• **WRITTEN INSTRUCTION**
Pull out every line below containing the word "matplotlib".

• **RECORDED INFORMATION**
· · · · ·

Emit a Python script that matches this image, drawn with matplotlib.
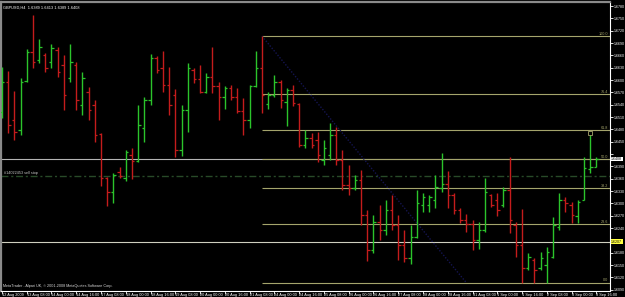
import matplotlib.pyplot as plt
from matplotlib.transforms import blended_transform_factory

plt.rcParams['font.family'] = ['Liberation Sans', 'DejaVu Sans']

symbol = "GBPUSD,H4"

# H4 bars, 12 Aug 2009 16:00 .. 3 Sep 2009 16:00
opens = [1.6523, 1.6595, 1.6503, 1.6479, 1.6598, 1.6668, 1.6649, 1.6661, 1.6644, 1.6673,
         1.6637, 1.6605, 1.6637, 1.6540, 1.6571, 1.6540, 1.6469, 1.6362, 1.6328, 1.6377,
         1.6362, 1.6418, 1.6403, 1.6484, 1.6552, 1.6654, 1.6629, 1.6588, 1.6564, 1.6430,
         1.6527, 1.6625, 1.6603, 1.6571, 1.6608, 1.6586, 1.6559, 1.6581, 1.6559, 1.6525,
         1.6503, 1.6586, 1.6629, 1.6542, 1.6564, 1.6595, 1.6547, 1.6576, 1.6542, 1.6442,
         1.6459, 1.6455, 1.6406, 1.6418, 1.6467, 1.6406, 1.6345, 1.6338, 1.6357, 1.6272,
         1.6187, 1.6255, 1.6236, 1.6284, 1.6248, 1.6199, 1.6168, 1.6219, 1.6297, 1.6297,
         1.6309, 1.6338, 1.6348, 1.6321, 1.6284, 1.6260, 1.6250, 1.6212, 1.6236, 1.6321,
         1.6309, 1.6297, 1.6333, 1.6248, 1.6199, 1.6143, 1.6163, 1.6143, 1.6151, 1.6170,
         1.6243, 1.6309, 1.6297, 1.6270, 1.6309, 1.6384, 1.6389]
highs = [1.6632, 1.6622, 1.6574, 1.6605, 1.6676, 1.6758, 1.6700, 1.6666, 1.6688, 1.6681,
         1.6661, 1.6688, 1.6644, 1.6620, 1.6583, 1.6552, 1.6472, 1.6365, 1.6374, 1.6389,
         1.6430, 1.6435, 1.6540, 1.6559, 1.6663, 1.6659, 1.6671, 1.6632, 1.6578, 1.6540,
         1.6642, 1.6629, 1.6637, 1.6617, 1.6681, 1.6595, 1.6586, 1.6588, 1.6581, 1.6557,
         1.6588, 1.6671, 1.6707, 1.6571, 1.6612, 1.6600, 1.6581, 1.6588, 1.6544, 1.6479,
         1.6472, 1.6474, 1.6455, 1.6496, 1.6486, 1.6430, 1.6394, 1.6369, 1.6382, 1.6284,
         1.6272, 1.6297, 1.6309, 1.6321, 1.6272, 1.6236, 1.6248, 1.6333, 1.6326, 1.6321,
         1.6369, 1.6423, 1.6379, 1.6326, 1.6289, 1.6275, 1.6260, 1.6255, 1.6362, 1.6323,
         1.6326, 1.6340, 1.6413, 1.6255, 1.6287, 1.6180, 1.6168, 1.6182, 1.6195, 1.6267,
         1.6326, 1.6316, 1.6304, 1.6309, 1.6413, 1.6467, 1.6413]
lows = [1.6508, 1.6472, 1.6455, 1.6467, 1.6595, 1.6629, 1.6642, 1.6620, 1.6629, 1.6608,
        1.6527, 1.6595, 1.6527, 1.6515, 1.6503, 1.6450, 1.6343, 1.6294, 1.6301, 1.6362,
        1.6355, 1.6360, 1.6401, 1.6450, 1.6540, 1.6617, 1.6571, 1.6515, 1.6413, 1.6416,
        1.6474, 1.6593, 1.6569, 1.6569, 1.6569, 1.6503, 1.6530, 1.6552, 1.6520, 1.6467,
        1.6484, 1.6583, 1.6520, 1.6530, 1.6559, 1.6532, 1.6489, 1.6537, 1.6437, 1.6435,
        1.6435, 1.6401, 1.6394, 1.6406, 1.6394, 1.6333, 1.6321, 1.6333, 1.6248, 1.6160,
        1.6180, 1.6212, 1.6224, 1.6236, 1.6163, 1.6158, 1.6153, 1.6216, 1.6280, 1.6280,
        1.6289, 1.6328, 1.6289, 1.6275, 1.6253, 1.6231, 1.6187, 1.6190, 1.6231, 1.6292,
        1.6270, 1.6292, 1.6229, 1.6170, 1.6107, 1.6139, 1.6107, 1.6139, 1.6107, 1.6168,
        1.6236, 1.6280, 1.6253, 1.6253, 1.6309, 1.6374, 1.6389]
closes = [1.6595, 1.6491, 1.6474, 1.6595, 1.6668, 1.6644, 1.6681, 1.6629, 1.6678, 1.6620,
          1.6564, 1.6644, 1.6552, 1.6605, 1.6527, 1.6467, 1.6362, 1.6328, 1.6369, 1.6367,
          1.6425, 1.6403, 1.6491, 1.6552, 1.6654, 1.6625, 1.6588, 1.6540, 1.6430, 1.6527,
          1.6629, 1.6603, 1.6571, 1.6608, 1.6586, 1.6559, 1.6581, 1.6559, 1.6525, 1.6503,
          1.6586, 1.6629, 1.6564, 1.6564, 1.6595, 1.6552, 1.6576, 1.6544, 1.6442, 1.6459,
          1.6442, 1.6418, 1.6435, 1.6467, 1.6406, 1.6345, 1.6338, 1.6357, 1.6272, 1.6187,
          1.6255, 1.6236, 1.6284, 1.6248, 1.6199, 1.6168, 1.6219, 1.6301, 1.6316, 1.6316,
          1.6340, 1.6348, 1.6321, 1.6284, 1.6260, 1.6250, 1.6212, 1.6236, 1.6328, 1.6297,
          1.6284, 1.6333, 1.6260, 1.6199, 1.6143, 1.6170, 1.6139, 1.6168, 1.6182, 1.6248,
          1.6309, 1.6301, 1.6272, 1.6304, 1.6386, 1.6389, 1.6408]

time_labels = ["12 Aug 2009", "13 Aug 08:00", "14 Aug 00:00", "14 Aug 16:00", "17 Aug 08:00",
               "18 Aug 00:00", "18 Aug 16:00", "19 Aug 08:00", "20 Aug 00:00", "20 Aug 16:00",
               "21 Aug 08:00", "24 Aug 00:00", "24 Aug 16:00", "25 Aug 08:00", "26 Aug 00:00",
               "26 Aug 16:00", "27 Aug 08:00", "28 Aug 00:00", "28 Aug 16:00", "31 Aug 08:00",
               "1 Sep 00:00", "1 Sep 16:00", "2 Sep 08:00", "3 Sep 00:00", "3 Sep 16:00"]
bars_per_label = 4

price_labels = [1.6090 + 0.0030 * k for k in range(24)]

fib_levels = [0.0, 23.6, 38.2, 50.0, 61.8, 76.4, 100.0]
fib_from_bar = 42
fib_to_bar = 75
hline_price = 1.6207
sell_stop_price = 1.6367
sell_stop_text = "#14022453 sell stop"
copyright_text = "MetaTrader - Alpari UK, \u00a9 2001-2008 MetaQuotes Software Corp."

UP = '#2bc42b'
DOWN = '#c41c1c'
FIB = '#a4a46c'
FS = 2.8

fig = plt.figure(figsize=(6.25, 2.97), dpi=100, facecolor='black')
ax = fig.add_axes([1 / 625, 6.5 / 297, 609 / 625, 288.5 / 297], facecolor='black')
xmax = 98.2
ax.set_xlim(-0.15, xmax)
ax.set_ylim(1.6088, 1.6790)

# horizontal objects first, bars on top
ax.axhline(closes[-1], color='#b4b4b4', lw=0.8, zorder=1)
ax.axhline(hline_price, color='#cfcfbf', lw=0.8, zorder=1)
ax.axhline(sell_stop_price, color='#284a28', lw=1.0, dashes=(5, 2, 1.5, 2), zorder=1)
ax.text(0.4, sell_stop_price + 0.0003, sell_stop_text, color='#c8c8c8', fontsize=2.7,
        va='bottom', ha='left')

hi = highs[fib_from_bar]
lo = min(lows)
for lvl in fib_levels:
    p = lo + (hi - lo) * lvl / 100
    ax.hlines(p, fib_from_bar, xmax, color=FIB, lw=0.8, zorder=1)
    ax.text(xmax - 0.3, p + 0.0001, f"{lvl:.1f}", color=FIB, fontsize=2.7,
            ha='right', va='bottom')
ax.plot([fib_from_bar, fib_to_bar], [hi, lo], color='#141450', lw=1.0, ls=(0, (1, 1.2)), zorder=1)

# OHLC bars
xs = list(range(len(closes)))
cols = [UP if c >= o else DOWN for o, c in zip(opens, closes)]
ax.vlines(xs, lows, highs, colors=cols, lw=1.0, zorder=3)
ax.hlines(opens, [x - 0.4 for x in xs], xs, colors=cols, lw=0.9, zorder=3)
ax.hlines(closes, xs, [x + 0.4 for x in xs], colors=cols, lw=0.9, zorder=3)
ax.plot(95, highs[95] + 0.0005, marker='s', ms=2.2, mfc='none', mec=FIB, mew=0.6, zorder=4)

# axes styling
for side in ('left', 'top'):
    ax.spines[side].set_color('#8a8a8a')
    ax.spines[side].set_linewidth(1.6)
for side in ('right', 'bottom'):
    ax.spines[side].set_color('white')
    ax.spines[side].set_linewidth(0.8)

# price scale; the two marked prices cover their neighbouring grid labels
marked = [closes[-1], hline_price]
ax.yaxis.tick_right()
ax.set_yticks(price_labels)
ax.set_yticklabels(["" if any(abs(p - m) < 0.0013 for m in marked) else f"{p:.4f}"
                    for p in price_labels])
ax.tick_params(axis='y', colors='white', labelsize=2.6, length=1.8, width=0.6, pad=0.8)

ax.set_xticks(range(0, len(closes), bars_per_label))
ax.set_xticklabels(time_labels, ha='left')
ax.tick_params(axis='x', colors='white', labelsize=FS, length=1.8, width=0.6, pad=0.1)

tr = blended_transform_factory(ax.transAxes, ax.transData)
ax.text(1.002, closes[-1], f"{closes[-1]:.4f}", transform=tr, fontsize=2.6, color='black',
        va='center', ha='left', clip_on=False,
        bbox=dict(boxstyle='square,pad=0.12', fc='white', ec='none'))
ax.text(1.002, hline_price, f"{hline_price:.4f}", transform=tr, fontsize=2.6, color='black',
        va='center', ha='left', clip_on=False,
        bbox=dict(boxstyle='square,pad=0.12', fc='#ffff40', ec='none'))

last = len(closes) - 1
title = f"{symbol}  {opens[last]:.4f} {highs[last]:.4f} {lows[last]:.4f} {closes[last]:.4f}"
ax.text(0.004, 0.988, title, transform=ax.transAxes, color='white', fontsize=FS,
        va='top', ha='left')
ax.text(0.003, 0.008, copyright_text, transform=ax.transAxes, color='#d8d8d8', fontsize=2.7,
        va='bottom', ha='left')

fig.savefig('out.png', dpi=100, facecolor='black')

· · · · ·

• **CORRECT OUTPUT**
Emit a Python script that matches this image, drawn with matplotlib.
import matplotlib.pyplot as plt
from matplotlib.transforms import blended_transform_factory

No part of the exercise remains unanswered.